_INFORMATION SUPPLIED_:
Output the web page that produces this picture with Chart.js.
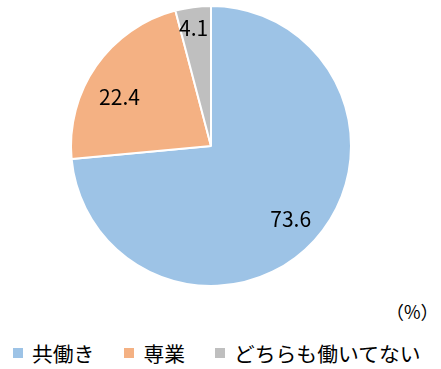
<!DOCTYPE html>
<html lang="ja">
<head>
<meta charset="utf-8">
<script src="https://cdn.jsdelivr.net/npm/chart.js@4/dist/chart.umd.min.js"></script>
<style>
  html, body { margin: 0; padding: 0; background: #fff; }
  #wrap { position: relative; width: 441px; height: 369px; font-family: "Noto Sans CJK JP", "Noto Sans", sans-serif; color: #000; }
  #pieBox { position: absolute; left: 0; top: 0; width: 441px; height: 292px; }
  #unit { position: absolute; left: 386px; top: 299px; font-size: 18px; line-height: 24px; }
  #legend { position: absolute; left: 13px; top: 339px; display: flex; align-items: center; font-size: 20.8px; line-height: 28px; white-space: nowrap; }
  .item { display: flex; align-items: center; margin-right: 30px; }
  .item:last-child { margin-right: 0; }
  .box { width: 10px; height: 10px; margin-right: 9px; }
</style>
</head>
<body>
<div id="wrap">
  <div id="pieBox"><canvas id="pieChart"></canvas></div>
  <div id="unit">（%）</div>
  <div id="legend"></div>
</div>
<script>
const categories = ["共働き", "専業", "どちらも働いてない"];
const shares = [73.6, 22.4, 4.1];
const unitLabel = "（%）";

const sliceColors = ["#9DC3E6", "#F4B183", "#BFBFBF"];
const labelRadius = [0.77, 0.74, 0.85];
const labelAngleShift = [0, -7, -1];

document.getElementById("unit").textContent = unitLabel;

const legendEl = document.getElementById("legend");
categories.forEach((name, i) => {
  const item = document.createElement("div");
  item.className = "item";
  item.innerHTML = `<span class="box" style="background:${sliceColors[i]}"></span><span>${name}</span>`;
  legendEl.appendChild(item);
});

const sliceLabels = {
  id: "sliceLabels",
  afterDatasetsDraw(chart) {
    const ctx = chart.ctx;
    const meta = chart.getDatasetMeta(0);
    ctx.save();
    ctx.font = '21px "Noto Sans CJK JP", "Noto Sans", sans-serif';
    ctx.fillStyle = "#000";
    ctx.textAlign = "center";
    ctx.textBaseline = "middle";
    meta.data.forEach((arc, i) => {
      const p = arc.getProps(["x", "y", "startAngle", "endAngle", "outerRadius"], true);
      const mid = (p.startAngle + p.endAngle) / 2 + labelAngleShift[i] * Math.PI / 180;
      const r = p.outerRadius * labelRadius[i];
      ctx.fillText(shares[i].toFixed(1), p.x + Math.cos(mid) * r, p.y + Math.sin(mid) * r);
    });
    ctx.restore();
  }
};

new Chart(document.getElementById("pieChart"), {
  type: "pie",
  data: {
    labels: categories,
    datasets: [{
      data: shares,
      backgroundColor: sliceColors,
      borderColor: "#fff",
      borderWidth: 2
    }]
  },
  options: {
    responsive: true,
    maintainAspectRatio: false,
    animation: false,
    layout: { padding: { top: 5, bottom: 5, left: 0, right: 19 } },
    plugins: {
      legend: { display: false },
      tooltip: { enabled: false }
    }
  },
  plugins: [sliceLabels]
});
</script>
</body>
</html>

_THE PROBLEM_:
Leave out the pictures and transcribe everything else exactly.

_OUTPUT FOR THIS TASK_:
Output the web page that produces this picture with Chart.js.
<!DOCTYPE html>
<html lang="ja">
<head>
<meta charset="utf-8">
<script src="https://cdn.jsdelivr.net/npm/chart.js@4/dist/chart.umd.min.js"></script>
<style>
  html, body { margin: 0; padding: 0; background: #fff; }
  #wrap { position: relative; width: 441px; height: 369px; font-family: "Noto Sans CJK JP", "Noto Sans", sans-serif; color: #000; }
  #pieBox { position: absolute; left: 0; top: 0; width: 441px; height: 292px; }
  #unit { position: absolute; left: 386px; top: 299px; font-size: 18px; line-height: 24px; }
  #legend { position: absolute; left: 13px; top: 339px; display: flex; align-items: center; font-size: 20.8px; line-height: 28px; white-space: nowrap; }
  .item { display: flex; align-items: center; margin-right: 30px; }
  .item:last-child { margin-right: 0; }
  .box { width: 10px; height: 10px; margin-right: 9px; }
</style>
</head>
<body>
<div id="wrap">
  <div id="pieBox"><canvas id="pieChart"></canvas></div>
  <div id="unit">（%）</div>
  <div id="legend"></div>
</div>
<script>
const categories = ["共働き", "専業", "どちらも働いてない"];
const shares = [73.6, 22.4, 4.1];
const unitLabel = "（%）";

const sliceColors = ["#9DC3E6", "#F4B183", "#BFBFBF"];
const labelRadius = [0.77, 0.74, 0.85];
const labelAngleShift = [0, -7, -1];

document.getElementById("unit").textContent = unitLabel;

const legendEl = document.getElementById("legend");
categories.forEach((name, i) => {
  const item = document.createElement("div");
  item.className = "item";
  item.innerHTML = `<span class="box" style="background:${sliceColors[i]}"></span><span>${name}</span>`;
  legendEl.appendChild(item);
});

const sliceLabels = {
  id: "sliceLabels",
  afterDatasetsDraw(chart) {
    const ctx = chart.ctx;
    const meta = chart.getDatasetMeta(0);
    ctx.save();
    ctx.font = '21px "Noto Sans CJK JP", "Noto Sans", sans-serif';
    ctx.fillStyle = "#000";
    ctx.textAlign = "center";
    ctx.textBaseline = "middle";
    meta.data.forEach((arc, i) => {
      const p = arc.getProps(["x", "y", "startAngle", "endAngle", "outerRadius"], true);
      const mid = (p.startAngle + p.endAngle) / 2 + labelAngleShift[i] * Math.PI / 180;
      const r = p.outerRadius * labelRadius[i];
      ctx.fillText(shares[i].toFixed(1), p.x + Math.cos(mid) * r, p.y + Math.sin(mid) * r);
    });
    ctx.restore();
  }
};

new Chart(document.getElementById("pieChart"), {
  type: "pie",
  data: {
    labels: categories,
    datasets: [{
      data: shares,
      backgroundColor: sliceColors,
      borderColor: "#fff",
      borderWidth: 2
    }]
  },
  options: {
    responsive: true,
    maintainAspectRatio: false,
    animation: false,
    layout: { padding: { top: 5, bottom: 5, left: 0, right: 19 } },
    plugins: {
      legend: { display: false },
      tooltip: { enabled: false }
    }
  },
  plugins: [sliceLabels]
});
</script>
</body>
</html>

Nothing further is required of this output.